His weak defense of this stance is to say that perhaps LSD is dangerous for some. To his credit, Manzarek says people operating heavy machinery like wrecking balls probably shouldn't take LSD because they might knock down the wrong building. What a wacky guy, huh?
The name dropping in "Light My Fire" is enough to make Kato Kalin cringe. Manzarek mentions James Joyce, Allen Ginsburg, Aldous Huxley, Jack Kerouac, Howlin' Wolf, John Coltrane, and Carl Jung, among others, sometimes in the same paragraph. Jung is a reoccurring theme in Doors' music, though Manzarek never really explains the connection he sees.

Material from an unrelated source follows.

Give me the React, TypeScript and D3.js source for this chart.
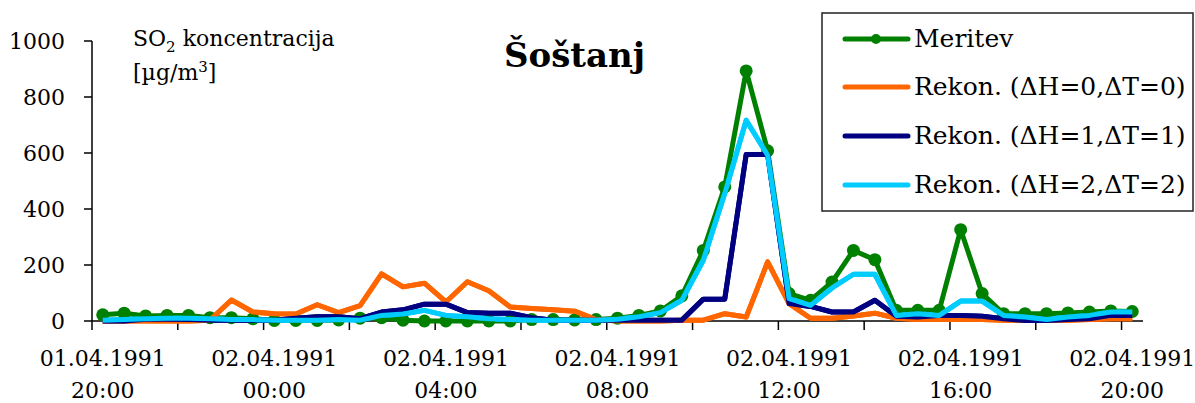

He does, however, chastise the New York critics for not understanding the Doors, being too involved in the "Freudian, Dylan-is-the-best" scene to get it. And let us not forget Dionysus, the god Morrison was channeling on stage and in the studio. All the Greek poets combined never mentioned Dionysus in all their collective works as often as Manzarek does here.
Manzarek apparently still holds a grudge against Oliver Stone for getting everything wrong in his movie The Doors, and rightfully so. However, the reference pops up randomly throughout the book. He calls Stone "Oliver 'Bonehead' Stone," "Mr. Two Face," "Ham-hands," and a fascist. At one point, it seems like he's going to call Stone out to a fight behind the monkey bars after homeroom.
There are several scenes that might be enjoyable to hardcore Doors fans wanting an insiders look at what happened. There are even a few moments where Manzarek actually seems to miss Morrison as a friend, rather than as a member of The Doors - his meal ticket for the past thirty years. But these moments are overwhelmed by tangents about the "lovers vs. the salesman of junk," Manzarek's personal philosophies, and his hawking Doors videos every few pages for the last few chapters.
A few myths are exploded in "Light My Fire," much to the chagrin of every college freshman with a blacklight Morrison poster. Still, the overall myth of Jim Morrison, the wildman/poet/rock star is kept neatly intact. If you want, you can rent the video on Universal. Read the book. Ray can tell you where to get it.